Lamar Central Outdoor, LLC v. City of Los Angeles, 2016 WL 911406 (Cal. App.) constituted another round between cities and billboard companies over the limits of regulation. In 2002, defendant banned most billboards in the City, except for those allowed in a certain planned development zone and those advertising goods and services sold on the premises and for noncommercial billboards. The City also banned alterations to existing billboards. Exceptions to the ban included billboards allowed under a development agreement, special zoning district, and to work located primarily in a public right of way (such as a bus or transit stop). The City’s sign code rests on traffic safety and aesthetics.

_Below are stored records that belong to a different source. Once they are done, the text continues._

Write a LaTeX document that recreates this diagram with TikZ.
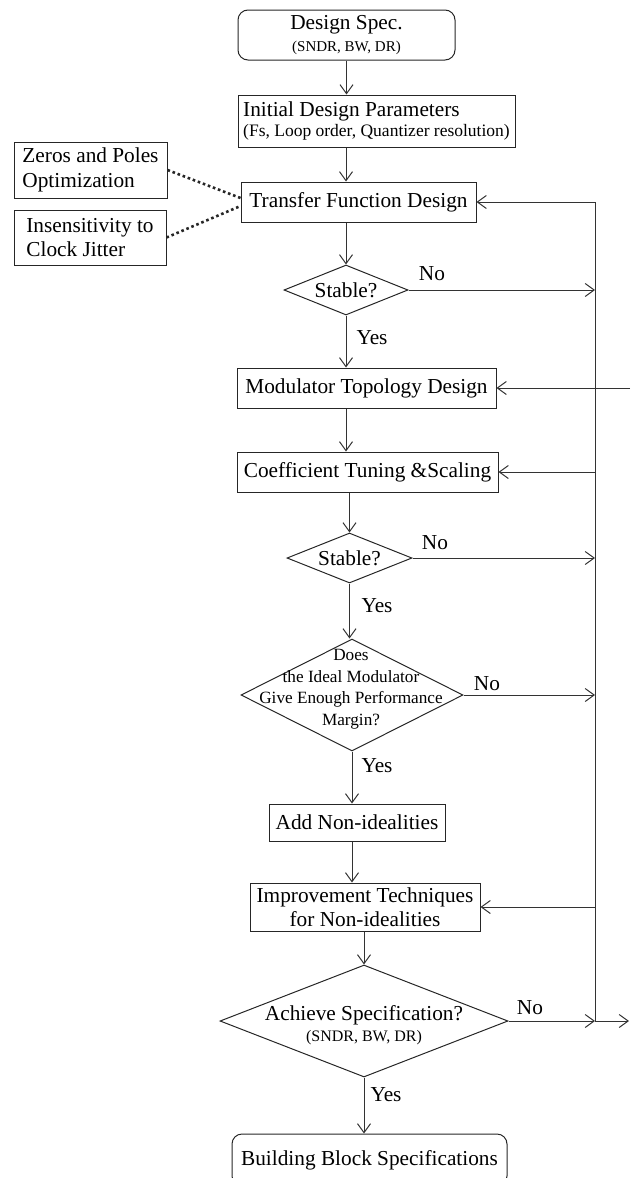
\documentclass[tikz,border=0pt]{standalone}
\usepackage{fontspec}
\setmainfont{Liberation Serif}
\usetikzlibrary{arrows.meta,shapes.geometric,calc}
\begin{document}
\begin{tikzpicture}[x=1pt,y=-1pt,
  every node/.style={font=\fontsize{21.3}{24.5}\selectfont, text=black},
  box/.style={draw=black!85, line width=1pt, inner sep=0pt, align=center},
  dia/.style={draw=black!85, line width=1pt, diamond, inner sep=0pt},
  conn/.style={draw=black!80, line width=1pt},
  arr/.style={conn, -{Straight Barb[length=9pt,width=13pt,line width=1pt]}},
  dots/.style={draw=black!85, line width=2.6pt, dash pattern=on 2.6pt off 2.8pt},
  lbl/.style={inner sep=0pt}
]
\useasboundingbox (0,0) rectangle (630,1178);
\clip (0,0) rectangle (630,1178);

% boxes
\node[box, rounded corners=10pt, minimum width=217pt, minimum height=50pt] (spec) at (346.5,35)
  {Design Spec.\\[-2pt]{\fontsize{15}{16}\selectfont (SNDR, BW, DR)}};
\node[box, minimum width=277pt, minimum height=52pt, align=left] (init) at (376.5,121)
  {Initial Design Parameters\\[-4pt]{\fontsize{17.5}{20}\selectfont (Fs, Loop order, Quantizer resolution)}};
\node[box, minimum width=235pt, minimum height=40pt] (tfd) at (358.5,202) {Transfer Function Design};
\node[box, minimum width=153pt, minimum height=56pt, align=left] (zp) at (90.5,170) {Zeros and Poles\\Optimization};
\node[box, minimum width=152pt, minimum height=55pt, align=left] (ins) at (90,237.5) {Insensitivity to\\Clock Jitter};

\node[dia, minimum width=124pt, minimum height=50pt] (s1) at (346,290) {};
\node[lbl] (s1t) at (s1.center) {Stable?};

\node[box, minimum width=259pt, minimum height=40pt] (mtd) at (366.5,388) {Modulator Topology Design};
\node[box, minimum width=261pt, minimum height=40pt] (cts) at (367.5,472) {Coefficient Tuning \&Scaling};

\node[dia, minimum width=125pt, minimum height=50pt] (s2) at (349.5,558) {};
\node[lbl] (s2t) at (s2.center) {Stable?};

\node[dia, minimum width=222pt, minimum height=112pt] (d3) at (352,695) {};
\node[lbl, align=center, font=\fontsize{17.2}{21.5}\selectfont] (d3t) at (351,689)
  {Does\\the Ideal Modulator\\Give Enough Performance\\Margin?};

\node[box, minimum width=176pt, minimum height=37pt] (add) at (357,822.5) {Add Non-idealities};
\node[box, minimum width=230pt, minimum height=48pt] (imp) at (365,907) {Improvement Techniques\\[-1pt]for Non-idealities};

\node[dia, minimum width=288pt, minimum height=112pt] (ach) at (364,1021) {};
\node[lbl, align=center] (acht) at (364,1025)
  {Achieve Specification?\\[-3pt]{\fontsize{16}{18}\selectfont (SNDR, BW, DR)}};

\node[box, rounded corners=10pt, minimum width=275pt, minimum height=52pt] (bbs) at (369.5,1160) {Building Block Specifications};

% feedback bus coordinates
\coordinate (rt) at (595,202);
\coordinate (rb) at (595,1021);
\coordinate (edgeA) at (630,388);
\coordinate (edgeB) at (629,1021);

% dotted links
\draw[dots] (zp.east) -- ([yshift=4pt]tfd.west);
\draw[dots] (ins.east) -- ([yshift=-4pt]tfd.west);

% main flow
\draw[arr] (spec.south) -- (spec.south |- init.north);
\draw[arr] (init.south -| s1.north) -- (tfd.north -| s1.north);
\draw[arr] (tfd.south -| s1.north) -- (s1.north);
\draw[arr] (s1.south) -- (s1.south |- mtd.north);
\draw[arr] (mtd.south -| s1.south) -- (cts.north -| s1.south);
\draw[arr] (cts.south -| s2.north) -- (s2.north);
\draw[arr] (s2.south) -- (s2.south |- d3.north);
\draw[arr] (d3.south) -- (d3.south |- add.north);
\draw[arr] (d3.south |- add.south) -- (d3.south |- imp.north);
\draw[arr] (imp.south -| ach.north) -- (ach.north);
\draw[arr] (ach.south) -- (ach.south |- bbs.north);

% feedback
\draw[conn] (rb) -- (rt);
\draw[arr] (rt) -- (tfd.east);
\draw[arr] (s1.east) -- (s1.east -| rt);
\draw[arr] (edgeA) -- (mtd.east);
\draw[arr] (cts.east -| rt) -- (cts.east);
\draw[arr] (s2.east) -- (s2.east -| rt);
\draw[arr] (d3.east) -- (d3.east -| rt);
\draw[arr] (imp.east -| rt) -- (imp.east);
\draw[arr] (ach.east) -- (rb);
\draw[arr] (rb) -- (edgeB);

% labels
\node[lbl] (no1) at (432,274) {No};
\node[lbl] (no2) at (435,543) {No};
\node[lbl] (no3) at (487,684) {No};
\node[lbl] (no4) at (530,1008) {No};
\node[lbl] (yes1) at (372,338) {Yes};
\node[lbl] (yes2) at (377,606) {Yes};
\node[lbl] (yes3) at (377,766) {Yes};
\node[lbl] (yes4) at (386,1095) {Yes};
\end{tikzpicture}
\end{document}
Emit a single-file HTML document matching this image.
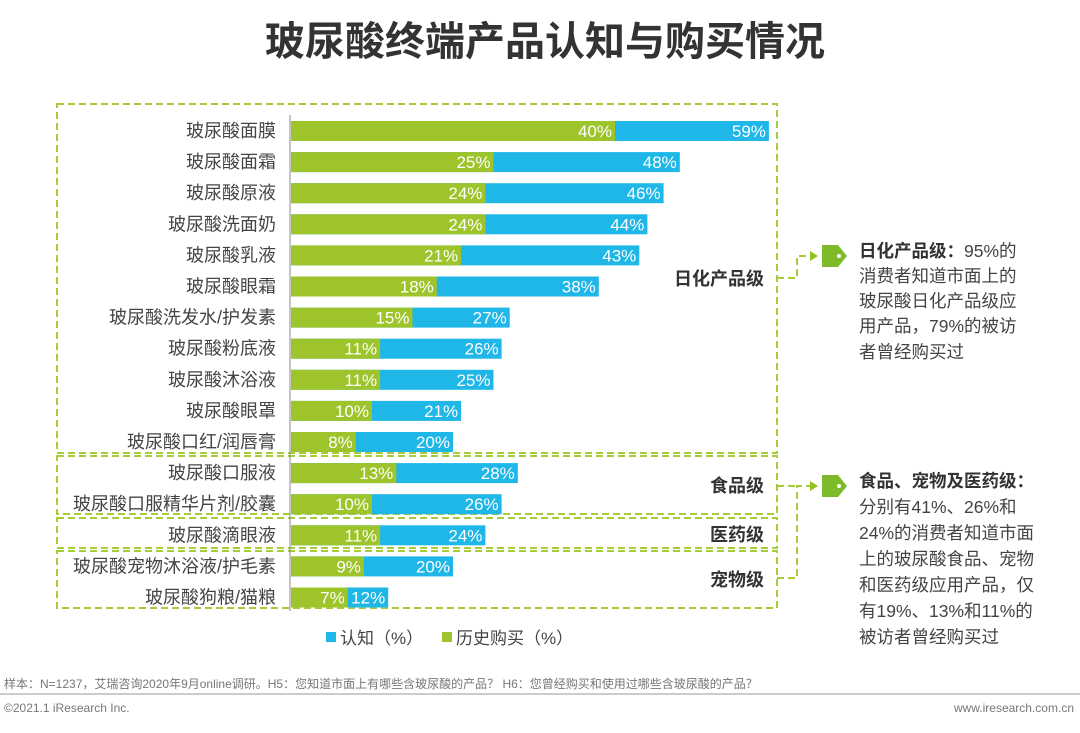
<!DOCTYPE html>
<html><head><meta charset="utf-8"><style>
body{margin:0;background:#fff;width:1080px;height:728px;overflow:hidden;font-family:"Liberation Sans","Noto Sans CJK SC",sans-serif}
</style></head><body>
<svg id="chart" width="1080" height="728" xmlns="http://www.w3.org/2000/svg" style="font-family:'Liberation Sans','Noto Sans CJK SC',sans-serif">
<text x="545" y="55" text-anchor="middle" font-size="40" font-weight="bold" fill="#333">玻尿酸终端产品认知与购买情况</text>
<g id="boxes" fill="none" stroke="#a6cc3a" stroke-width="2" stroke-dasharray="7,4">
<rect x="57" y="104" width="720" height="349"/>
<rect x="57" y="456" width="720" height="58"/>
<rect x="57" y="518" width="720" height="30"/>
<rect x="57" y="551" width="720" height="57"/>
<path d="M777 278 H797 V256 H812"/>
<path d="M777 486 H797 M777 578 H797 V486 H812"/>
</g>
<path d="M810 251 L818 256 L810 261Z" fill="#8dc21f"/>
<path d="M810 481 L818 486 L810 491Z" fill="#8dc21f"/>
<path d="M822 245 H838 L847 256 L838 267 H822Z" fill="#7dbb2a"/>
<circle cx="839" cy="256" r="2" fill="#fff"/>
<path d="M822 475 H838 L847 486 L838 497 H822Z" fill="#7dbb2a"/>
<circle cx="839" cy="486" r="2" fill="#fff"/>
<g font-size="17.5" fill="#444">
<text x="859" y="257"><tspan font-weight="bold" fill="#333">日化产品级：</tspan>95%的</text>
<text x="859" y="282">消费者知道市面上的</text>
<text x="859" y="307">玻尿酸日化产品级应</text>
<text x="859" y="332">用产品，79%的被访</text>
<text x="859" y="358">者曾经购买过</text>
<text x="859" y="487" font-weight="bold" fill="#333">食品、宠物及医药级：</text>
<text x="859" y="513">分别有41%、26%和</text>
<text x="859" y="539">24%的消费者知道市面</text>
<text x="859" y="565">上的玻尿酸食品、宠物</text>
<text x="859" y="591">和医药级应用产品，仅</text>
<text x="859" y="617">有19%、13%和11%的</text>
<text x="859" y="643">被访者曾经购买过</text>
</g>
<g font-size="18" font-weight="bold" fill="#333" text-anchor="end">
<text x="764" y="285">日化产品级</text>
<text x="764" y="492">食品级</text>
<text x="764" y="541">医药级</text>
<text x="764" y="586">宠物级</text>
</g>
<line x1="290" y1="115" x2="290" y2="611" stroke="#888" stroke-width="1"/>
<g id="bars"></g>
<g font-size="17" fill="#444">
<rect x="326" y="632" width="10" height="10" fill="#1fb7e8"/><text x="340" y="644">认知（%）</text>
<rect x="442" y="632" width="10" height="10" fill="#9dc42a"/><text x="456" y="644">历史购买（%）</text>
</g>
<text x="4" y="688" font-size="12" fill="#777">样本：N=1237，艾瑞咨询2020年9月online调研。H5：您知道市面上有哪些含玻尿酸的产品？ H6：您曾经购买和使用过哪些含玻尿酸的产品？</text>
<line x1="0" y1="694" x2="1080" y2="694" stroke="#999" stroke-width="1"/>
<text x="4" y="712" font-size="12" fill="#777">©2021.1 iResearch Inc.</text>
<text x="1074" y="712" font-size="12" fill="#777" text-anchor="end">www.iresearch.com.cn</text>
</svg>
<script>
const categories=["玻尿酸面膜","玻尿酸面霜","玻尿酸原液","玻尿酸洗面奶","玻尿酸乳液","玻尿酸眼霜","玻尿酸洗发水/护发素","玻尿酸粉底液","玻尿酸沐浴液","玻尿酸眼罩","玻尿酸口红/润唇膏","玻尿酸口服液","玻尿酸口服精华片剂/胶囊","玻尿酸滴眼液","玻尿酸宠物沐浴液/护毛素","玻尿酸狗粮/猫粮"];
const awareness=[59,48,46,44,43,38,27,26,25,21,20,28,26,24,20,12];
const purchase=[40,25,24,24,21,18,15,11,11,10,8,13,10,11,9,7];
const NS="http://www.w3.org/2000/svg";
const g=document.getElementById('bars');
function xs(v){return 291+v*8.1;}
function ys(i){return 131+i*31.1;}
function mk(t,a){const e=document.createElementNS(NS,t);for(const k in a)e.setAttribute(k,a[k]);g.appendChild(e);return e;}
categories.forEach((c,i)=>{
const y=ys(i);
const lb=mk('text',{x:276,y:y+6,'text-anchor':'end','font-size':18,fill:'#444'});lb.textContent=c;


const b=mk('rect',{x:xs(0),y:y-10,width:xs(awareness[i])-xs(0),height:20,fill:'#1fb7e8'});


const p=mk('rect',{x:xs(0),y:y-10,width:xs(purchase[i])-xs(0),height:20,fill:'#9dc42a'});


const t1=mk('text',{x:xs(purchase[i])-3,y:y+6,'text-anchor':'end','font-size':17,fill:'#fff'});t1.textContent=purchase[i]+'%';


const t2=mk('text',{x:xs(awareness[i])-3,y:y+6,'text-anchor':'end','font-size':17,fill:'#fff'});t2.textContent=awareness[i]+'%';


});
</script>
</body></html>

Woody’s Group, Inc. v. City of Newport Beach, 2015 WL 367448 (Cal. App.), involved approval by the City’s planning commission of plaintiff’s changes to its restaurant, including a covered outdoor patio, inside dancing and extended opening hours on weekends. The restaurant was located in a “trendy marine area that includes a number of restaurants.” City Councilor Mike Henn filed an “official request to appeal” by email to the city clerk, citing his “strong belief” that the approval was inconsistent with the character of the area and in violation of the city’s plan. The appeal did not meet the requirements of the city code and was not accompanied by an appeal fee (which in this case would have been $4100). At the next Council meeting, the Council heard testimony in support of a council-initiated appeal and decided to take up the matter in conjunction with a tree removal permit which was part of the same application. At the appeal hearing, Councilor Henn presented a cogent and prepared argument and the city council reversed the grant of the application, notwithstanding the arguments of plaintiff’s counsel that the council had no authority to hear the appeal and that Henn was biased in such a way as to void the Council decision. In its final order, the Council asserted a “longstanding policy” that allowed council members to seek review of planning commission decisions, which it had invoked on eleven previous occasions.
When plaintiff sought an administrative mandate to challenge the denial, the city responded with a cross-complaint for a preliminary injunction, which the trial court granted while denying the administrative mandate. That court took no action to a civil rights damage claim filed in response to the preliminary injunction claim.